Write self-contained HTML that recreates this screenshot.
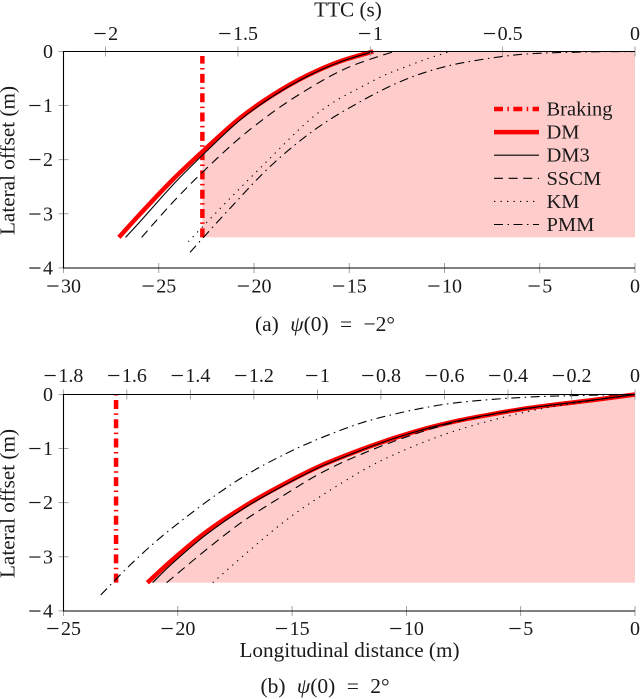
<!DOCTYPE html>
<html lang="en">
<head>
<meta charset="utf-8">
<title>Lateral offset charts</title>
<style>
html,body{margin:0;padding:0;background:#fff;width:640px;height:699px;overflow:hidden}
svg{display:block;position:absolute;left:0;top:0}
text{font-family:"Liberation Serif",serif;fill:#1a1a1a}
</style>
</head>
<body>
<svg id="figure" width="640" height="699" viewBox="0 0 640 699" xmlns="http://www.w3.org/2000/svg">
  <g id="chart-a"></g>
  <g id="chart-b"></g>
  <g id="legend"></g>
  <text x="325" y="331" text-anchor="middle" font-size="21.5" word-spacing="6">(a) <tspan font-style="italic">ψ</tspan>(0) = −2°</text>
  <text x="325" y="693" text-anchor="middle" font-size="21.5" word-spacing="6">(b) <tspan font-style="italic">ψ</tspan>(0) = 2°</text>
</svg>
<script>
// Chart (a) psi(0) = -2 deg
const aBrakingX = -22.71;
const aBrakingTop = -0.083;
const aFloor = -3.435;
const aXTicks = [-30, -25, -20, -15, -10, -5, 0];
const aTopTicks = [-2, -1.5, -1, -0.5, 0];
const aYTicks = [0, -1, -2, -3, -4];
const aDmX = [-27.09, -25.98, -24.23, -22.48, -20.73, -18.99, -17.23, -15.49, -13.74];
const aDmY = [-3.435, -3.004, -2.357, -1.778, -1.229, -0.798, -0.447, -0.182, 0];
const aDm3X = [-26.74, -25.98, -24.23, -22.48, -20.73, -18.99, -17.23, -15.49, -13.74];
const aDm3Y = [-3.435, -3.145, -2.455, -1.839, -1.266, -0.823, -0.465, -0.194, 0];
const aSscmX = [-25.9, -24.15, -22.4, -20.56, -18.55, -16.45, -14.96, -13.39, -12.6];
const aSscmY = [-3.435, -2.745, -2.129, -1.543, -1.007, -0.545, -0.28, -0.083, 0];
const aKmX = [-23.45, -21.43, -19.34, -17.23, -15.84, -14.44, -13.21, -12.16, -10.94, -9.71];
const aKmY = [-3.515, -2.776, -2.036, -1.309, -0.94, -0.669, -0.447, -0.299, -0.139, 0];
const aPmmX = [-23.36, -21.26, -19.07, -16.71, -14.26, -12.16, -10.24, -8.31, -5.69, -2.19, 0];
const aPmmY = [-3.712, -2.899, -2.098, -1.42, -0.896, -0.533, -0.305, -0.163, -0.046, -0.006, 0];

// Chart (b) psi(0) = 2 deg
const bBrakingX = -22.7;
const bBrakingTop = 0;
const bFloor = -3.478;
const bXTicks = [-25, -20, -15, -10, -5, 0];
const bTopTicks = [-1.8, -1.6, -1.4, -1.2, -1, -0.8, -0.6, -0.4, -0.2, 0];
const bYTicks = [0, -1, -2, -3, -4];
const bDmX = [-21.33, -20.2, -18.74, -16.99, -15.38, -13.78, -12.03, -10.57, -9.11, -7.66, -6.2, -4.74, -3.28, -1.82, 0];
const bDmY = [-3.478, -3.041, -2.535, -2.043, -1.66, -1.322, -1.026, -0.81, -0.625, -0.478, -0.36, -0.256, -0.176, -0.102, 0];
const bDm3X = [-21.1, -20.2, -18.74, -16.99, -15.38, -13.78, -12.03, -10.57, -9.11, -7.66, -6.2, -4.74, -3.28, -1.82, 0];
const bDm3Y = [-3.478, -3.108, -2.585, -2.073, -1.685, -1.34, -1.038, -0.816, -0.63, -0.48, -0.36, -0.256, -0.176, -0.102, 0];
const bSscmX = [-20.49, -18.81, -17.21, -15.46, -13.71, -11.88, -9.84, -7.66, -4.74, -1.82, 0];
const bSscmY = [-3.478, -2.887, -2.363, -1.888, -1.445, -1.087, -0.761, -0.49, -0.262, -0.102, 0];
const bKmX = [-18.47, -16.84, -15.31, -13.78, -11.88, -10.64, -9.19, -7.66, -5.76, -4.01, -1.97, 0];
const bKmY = [-3.478, -2.874, -2.338, -1.888, -1.396, -1.131, -0.872, -0.644, -0.422, -0.256, -0.12, 0];
const bPmmX = [-23.37, -22.16, -20.92, -19.61, -18.23, -16.84, -15.24, -13.78, -12.03, -10.57, -9.11, -7.66, -5.61, -3.43, 0];
const bPmmY = [-3.706, -3.182, -2.702, -2.258, -1.827, -1.445, -1.087, -0.81, -0.533, -0.367, -0.237, -0.145, -0.071, -0.028, 0];

const legendLabels = ['Braking', 'DM', 'DM3', 'SSCM', 'KM', 'PMM'];

const NS = 'http://www.w3.org/2000/svg';
const STYLES = {
  braking: {stroke: '#ff0000', width: 4.5, dash: '9 4.4 1.5 4.4'},
  dm: {stroke: '#ff0000', width: 4.5, dash: ''},
  dm3: {stroke: '#000000', width: 1.1, dash: ''},
  sscm: {stroke: '#000000', width: 1.1, dash: '9 5.6'},
  km: {stroke: '#000000', width: 1.1, dash: '1.3 5.2'},
  pmm: {stroke: '#000000', width: 1.1, dash: '9 4.5 1.5 4.5'}
};

function make(tag, parent, attrs) {
  const el = document.createElementNS(NS, tag);
  for (const k in attrs) el.setAttribute(k, attrs[k]);
  parent.appendChild(el);
  return el;
}

function smoothPath(pts) {
  let d = 'M' + pts[0][0].toFixed(2) + ' ' + pts[0][1].toFixed(2);
  for (let i = 0; i < pts.length - 1; i++) {
    const p0 = pts[Math.max(i - 1, 0)], p1 = pts[i], p2 = pts[i + 1], p3 = pts[Math.min(i + 2, pts.length - 1)];
    const c1x = p1[0] + (p2[0] - p0[0]) / 6, c1y = p1[1] + (p2[1] - p0[1]) / 6;
    const c2x = p2[0] - (p3[0] - p1[0]) / 6, c2y = p2[1] - (p3[1] - p1[1]) / 6;
    d += 'C' + c1x.toFixed(2) + ' ' + c1y.toFixed(2) + ' ' + c2x.toFixed(2) + ' ' + c2y.toFixed(2) + ' ' + p2[0].toFixed(2) + ' ' + p2[1].toFixed(2);
  }
  return d;
}

function tickLabel(parent, value, x, y, anchor) {
  const t = make('text', parent, {x: x, y: y, 'text-anchor': anchor, 'font-size': 20});
  
  
  const s = String(Math.abs(value));
  if (value < 0) {
    const m = make('tspan', t, {'font-size': 24, dy: 1.5});
    m.textContent = '\u2212';
    const n = make('tspan', t, {dy: -1.5, dx: 1.5});
    n.textContent = s;
  } else {
    t.textContent = s;
  }
  return t;
}

function drawChart(root, cfg) {
  const sx = v => cfg.x1 + (v - cfg.xMax) * cfg.xUnit;
  const sy = v => cfg.y0 - v * cfg.yUnit;
  const st = v => cfg.x1 + v * cfg.tUnit;

  // Filled region between the DM curve and the floor
  const pts = [];
  cfg.dmX.forEach((x, i) => { if (x >= cfg.brakingX) pts.push([x, cfg.dmY[i]]); });
  if (cfg.dmX[0] < cfg.brakingX) {
    let k = cfg.dmX.findIndex(x => x >= cfg.brakingX);
    const f = (cfg.brakingX - cfg.dmX[k - 1]) / (cfg.dmX[k] - cfg.dmX[k - 1]);
    pts.unshift([cfg.brakingX, cfg.dmY[k - 1] + f * (cfg.dmY[k] - cfg.dmY[k - 1])]);
  }
  const px = pts.map(p => [sx(p[0]), sy(p[1])]);
  let fillD = smoothPath(px);
  fillD += 'L' + sx(0) + ' ' + sy(0) + 'L' + sx(0) + ' ' + sy(cfg.floor) + 'L' + px[0][0] + ' ' + sy(cfg.floor) + 'Z';
  const fill = make('path', root, {d: fillD, fill: '#ffcccc', stroke: 'none'});
  
  

  // Braking vertical line (dash pattern runs from the floor upward)
  const br = make('line', root, {x1: sx(cfg.brakingX), x2: sx(cfg.brakingX), y1: sy(cfg.floor), y2: sy(cfg.brakingTop), stroke: STYLES.braking.stroke, 'stroke-width': STYLES.braking.width, 'stroke-dasharray': STYLES.braking.dash});
  
  

  // Model curves
  cfg.series.forEach(s => {
    const st2 = STYLES[s.key];
    const p = make('path', root, {d: smoothPath(s.xs.map((x, i) => [sx(x), sy(s.ys[i])])), fill: 'none', stroke: st2.stroke, 'stroke-width': st2.width, 'stroke-dasharray': st2.dash});
    
    
  });

  // Ticks
  const tickStyle = {stroke: '#8c8c8c', 'stroke-width': 0.8};
  cfg.xTicks.forEach(v => {
    const l = make('line', root, Object.assign({x1: sx(v), x2: sx(v), y1: cfg.yBottom - 5, y2: cfg.yBottom + 5}, tickStyle));
    
    
    tickLabel(root, v, sx(v), cfg.xLabelY, 'middle');
  });
  cfg.topTicks.forEach(v => {
    const l = make('line', root, Object.assign({x1: st(v), x2: st(v), y1: cfg.y0 - 5, y2: cfg.y0 + 5}, tickStyle));
    
    
    tickLabel(root, v, st(v), cfg.topLabelY, 'middle');
  });
  cfg.yTicks.forEach(v => {
    const l = make('line', root, Object.assign({x1: cfg.x0 - 5, x2: cfg.x0 + 5, y1: sy(v), y2: sy(v)}, tickStyle));
    
    
    tickLabel(root, v, 53, sy(v) + 6.5, 'end');
  });

  // Spines
  const spine = make('path', root, {d: 'M' + cfg.x1 + ' ' + cfg.y0 + 'H' + cfg.x0 + 'V' + cfg.yBottom + 'H' + cfg.x1, fill: 'none', stroke: '#000', 'stroke-width': 1.1});
  
  

  // Axis titles
  const yt = make('text', root, {transform: 'translate(14.5 ' + (cfg.y0 + 109) + ') rotate(-90)', 'text-anchor': 'middle', 'font-size': 21.2});
  
  
  yt.textContent = 'Lateral offset (m)';
  if (cfg.topTitle) {
    const tt = make('text', root, {x: 348, y: 16.5, 'text-anchor': 'middle', 'font-size': 21.2});
    
    
    tt.textContent = cfg.topTitle;
  }
  if (cfg.bottomTitle) {
    const bt = make('text', root, {x: 349.5, y: 657, 'text-anchor': 'middle', 'font-size': 21.2});
    
    
    bt.textContent = cfg.bottomTitle;
  }
}

drawChart(document.getElementById('chart-a'), {
  x0: 63.5, x1: 635, xMax: 0, xUnit: 19.05, tUnit: 264.7,
  y0: 51.5, yBottom: 268, yUnit: 54.1,
  xLabelY: 292.5, topLabelY: 40,
  brakingX: aBrakingX, brakingTop: aBrakingTop, floor: aFloor,
  dmX: aDmX, dmY: aDmY,
  xTicks: aXTicks, topTicks: aTopTicks, yTicks: aYTicks,
  topTitle: 'TTC (s)', bottomTitle: '',
  series: [
    {key: 'dm', xs: aDmX, ys: aDmY},
    {key: 'dm3', xs: aDm3X, ys: aDm3Y},
    {key: 'sscm', xs: aSscmX, ys: aSscmY},
    {key: 'km', xs: aKmX, ys: aKmY},
    {key: 'pmm', xs: aPmmX, ys: aPmmY}
  ]
});

drawChart(document.getElementById('chart-b'), {
  x0: 63.5, x1: 635, xMax: 0, xUnit: 22.86, tUnit: 317.6,
  y0: 394.5, yBottom: 611, yUnit: 54.1,
  xLabelY: 635, topLabelY: 382,
  brakingX: bBrakingX, brakingTop: bBrakingTop, floor: bFloor,
  dmX: bDmX, dmY: bDmY,
  xTicks: bXTicks, topTicks: bTopTicks, yTicks: bYTicks,
  topTitle: '', bottomTitle: 'Longitudinal distance (m)',
  series: [
    {key: 'dm', xs: bDmX, ys: bDmY},
    {key: 'dm3', xs: bDm3X, ys: bDm3Y},
    {key: 'sscm', xs: bSscmX, ys: bSscmY},
    {key: 'km', xs: bKmX, ys: bKmY},
    {key: 'pmm', xs: bPmmX, ys: bPmmY}
  ]
});

// Legend
const legendRoot = document.getElementById('legend');
const legendKeys = ['braking', 'dm', 'dm3', 'sscm', 'km', 'pmm'];
legendLabels.forEach((label, i) => {
  const y = 109 + i * 23.1;
  const s = STYLES[legendKeys[i]];
  const ln = make('line', legendRoot, {x1: 494, x2: 539, y1: y, y2: y, stroke: s.stroke, 'stroke-width': s.width, 'stroke-dasharray': s.dash});
  
  
  const tx = make('text', legendRoot, {x: 546.5, y: y + 6.5, 'font-size': 20.5});
  
  
  tx.textContent = label;
});
</script>
</body>
</html>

○ ○ ○ ○ ○

* **What to work on**: Only the lines from the top of the data through the line with "-0.046, -0.006, 0];" should be quoted, exactly and with both ends kept; skip the pictures.

* **The response**:
Write self-contained HTML that recreates this screenshot.
<!DOCTYPE html>
<html lang="en">
<head>
<meta charset="utf-8">
<title>Lateral offset charts</title>
<style>
html,body{margin:0;padding:0;background:#fff;width:640px;height:699px;overflow:hidden}
svg{display:block;position:absolute;left:0;top:0}
text{font-family:"Liberation Serif",serif;fill:#1a1a1a}
</style>
</head>
<body>
<svg id="figure" width="640" height="699" viewBox="0 0 640 699" xmlns="http://www.w3.org/2000/svg">
  <g id="chart-a"></g>
  <g id="chart-b"></g>
  <g id="legend"></g>
  <text x="325" y="331" text-anchor="middle" font-size="21.5" word-spacing="6">(a) <tspan font-style="italic">ψ</tspan>(0) = −2°</text>
  <text x="325" y="693" text-anchor="middle" font-size="21.5" word-spacing="6">(b) <tspan font-style="italic">ψ</tspan>(0) = 2°</text>
</svg>
<script>
// Chart (a) psi(0) = -2 deg
const aBrakingX = -22.71;
const aBrakingTop = -0.083;
const aFloor = -3.435;
const aXTicks = [-30, -25, -20, -15, -10, -5, 0];
const aTopTicks = [-2, -1.5, -1, -0.5, 0];
const aYTicks = [0, -1, -2, -3, -4];
const aDmX = [-27.09, -25.98, -24.23, -22.48, -20.73, -18.99, -17.23, -15.49, -13.74];
const aDmY = [-3.435, -3.004, -2.357, -1.778, -1.229, -0.798, -0.447, -0.182, 0];
const aDm3X = [-26.74, -25.98, -24.23, -22.48, -20.73, -18.99, -17.23, -15.49, -13.74];
const aDm3Y = [-3.435, -3.145, -2.455, -1.839, -1.266, -0.823, -0.465, -0.194, 0];
const aSscmX = [-25.9, -24.15, -22.4, -20.56, -18.55, -16.45, -14.96, -13.39, -12.6];
const aSscmY = [-3.435, -2.745, -2.129, -1.543, -1.007, -0.545, -0.28, -0.083, 0];
const aKmX = [-23.45, -21.43, -19.34, -17.23, -15.84, -14.44, -13.21, -12.16, -10.94, -9.71];
const aKmY = [-3.515, -2.776, -2.036, -1.309, -0.94, -0.669, -0.447, -0.299, -0.139, 0];
const aPmmX = [-23.36, -21.26, -19.07, -16.71, -14.26, -12.16, -10.24, -8.31, -5.69, -2.19, 0];
const aPmmY = [-3.712, -2.899, -2.098, -1.42, -0.896, -0.533, -0.305, -0.163, -0.046, -0.006, 0];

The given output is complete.